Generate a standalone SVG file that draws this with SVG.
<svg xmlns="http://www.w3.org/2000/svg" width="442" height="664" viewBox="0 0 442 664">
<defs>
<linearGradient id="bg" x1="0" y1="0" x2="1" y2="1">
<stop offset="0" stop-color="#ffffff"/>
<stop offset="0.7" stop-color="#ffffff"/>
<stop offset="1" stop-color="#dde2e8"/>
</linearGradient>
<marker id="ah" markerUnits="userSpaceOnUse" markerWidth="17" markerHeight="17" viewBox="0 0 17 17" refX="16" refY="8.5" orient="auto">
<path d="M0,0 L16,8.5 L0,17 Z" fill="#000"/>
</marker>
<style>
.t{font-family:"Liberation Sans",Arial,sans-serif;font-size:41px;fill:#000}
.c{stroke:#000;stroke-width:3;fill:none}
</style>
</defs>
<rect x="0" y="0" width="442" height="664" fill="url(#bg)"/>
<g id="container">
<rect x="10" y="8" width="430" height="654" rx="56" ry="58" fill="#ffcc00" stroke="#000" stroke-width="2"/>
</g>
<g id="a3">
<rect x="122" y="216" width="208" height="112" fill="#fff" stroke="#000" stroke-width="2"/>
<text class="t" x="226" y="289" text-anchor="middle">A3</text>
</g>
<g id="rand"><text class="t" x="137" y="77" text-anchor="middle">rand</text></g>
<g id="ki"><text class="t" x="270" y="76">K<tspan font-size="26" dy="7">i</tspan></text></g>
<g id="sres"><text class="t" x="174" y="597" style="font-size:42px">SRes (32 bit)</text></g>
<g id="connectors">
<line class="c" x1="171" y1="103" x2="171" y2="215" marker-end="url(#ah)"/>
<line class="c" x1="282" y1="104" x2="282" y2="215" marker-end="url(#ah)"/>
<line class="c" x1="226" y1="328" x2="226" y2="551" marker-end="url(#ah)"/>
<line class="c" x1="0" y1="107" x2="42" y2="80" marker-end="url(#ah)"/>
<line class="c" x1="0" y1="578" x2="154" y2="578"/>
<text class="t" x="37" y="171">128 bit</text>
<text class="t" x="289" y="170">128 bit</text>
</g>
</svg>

# # # # #

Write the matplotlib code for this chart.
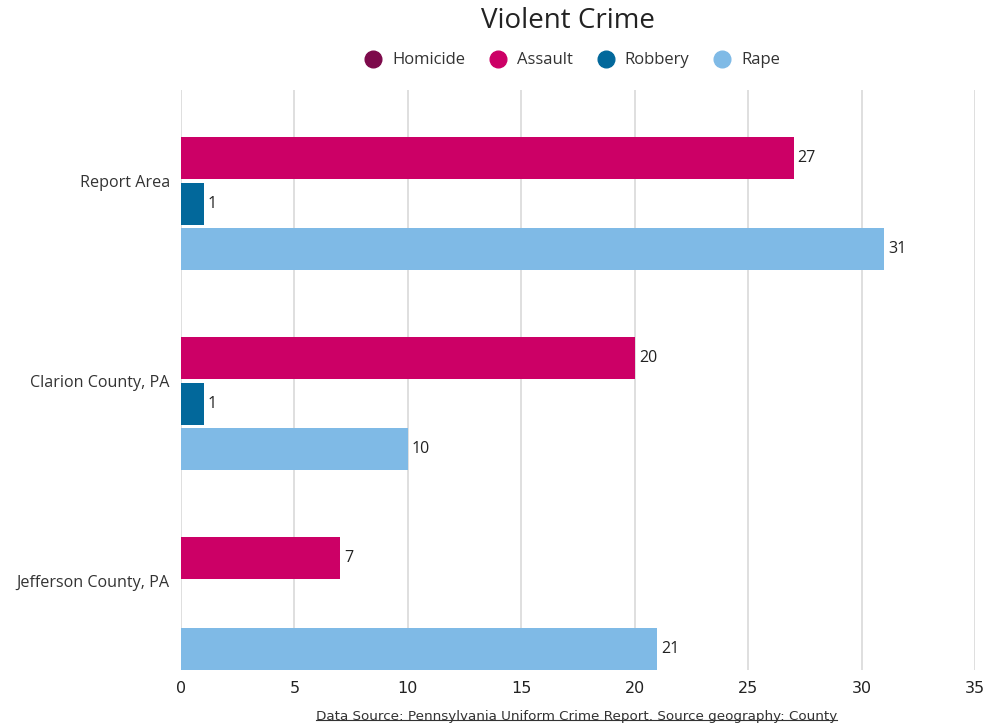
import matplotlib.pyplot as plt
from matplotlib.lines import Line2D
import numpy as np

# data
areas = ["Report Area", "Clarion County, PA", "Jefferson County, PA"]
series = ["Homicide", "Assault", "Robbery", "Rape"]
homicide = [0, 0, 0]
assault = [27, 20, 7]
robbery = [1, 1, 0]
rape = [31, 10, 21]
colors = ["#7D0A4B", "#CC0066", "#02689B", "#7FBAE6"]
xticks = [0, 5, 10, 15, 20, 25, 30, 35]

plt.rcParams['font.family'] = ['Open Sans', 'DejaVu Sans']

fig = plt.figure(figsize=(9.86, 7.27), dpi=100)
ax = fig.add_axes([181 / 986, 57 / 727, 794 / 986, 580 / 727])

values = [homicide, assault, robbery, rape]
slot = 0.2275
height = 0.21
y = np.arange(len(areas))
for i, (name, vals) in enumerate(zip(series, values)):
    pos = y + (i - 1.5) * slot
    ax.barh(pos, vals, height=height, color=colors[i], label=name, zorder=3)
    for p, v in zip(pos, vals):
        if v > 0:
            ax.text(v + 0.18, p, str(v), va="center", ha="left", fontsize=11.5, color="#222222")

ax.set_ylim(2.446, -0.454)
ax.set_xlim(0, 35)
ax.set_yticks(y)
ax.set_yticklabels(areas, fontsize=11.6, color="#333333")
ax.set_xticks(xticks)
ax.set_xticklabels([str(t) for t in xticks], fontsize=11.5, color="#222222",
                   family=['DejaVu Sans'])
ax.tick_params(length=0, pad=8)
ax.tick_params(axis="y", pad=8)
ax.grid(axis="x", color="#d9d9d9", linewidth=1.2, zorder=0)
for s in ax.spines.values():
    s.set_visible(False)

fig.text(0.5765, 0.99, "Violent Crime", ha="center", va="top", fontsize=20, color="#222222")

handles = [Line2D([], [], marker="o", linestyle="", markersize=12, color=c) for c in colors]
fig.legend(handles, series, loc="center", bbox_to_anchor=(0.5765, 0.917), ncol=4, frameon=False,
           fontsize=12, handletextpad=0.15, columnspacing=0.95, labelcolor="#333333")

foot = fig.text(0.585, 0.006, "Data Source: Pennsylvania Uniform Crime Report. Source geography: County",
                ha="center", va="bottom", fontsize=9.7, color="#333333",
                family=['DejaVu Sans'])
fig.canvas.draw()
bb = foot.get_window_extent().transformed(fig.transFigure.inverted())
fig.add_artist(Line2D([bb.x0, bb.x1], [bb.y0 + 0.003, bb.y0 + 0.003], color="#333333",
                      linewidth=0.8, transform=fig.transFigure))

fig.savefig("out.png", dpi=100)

# # # # #

Requirements: Scan the entries above. Copy each line that has the string "this".

Full solution:
Generate a standalone SVG file that draws this with SVG.
Write the matplotlib code for this chart.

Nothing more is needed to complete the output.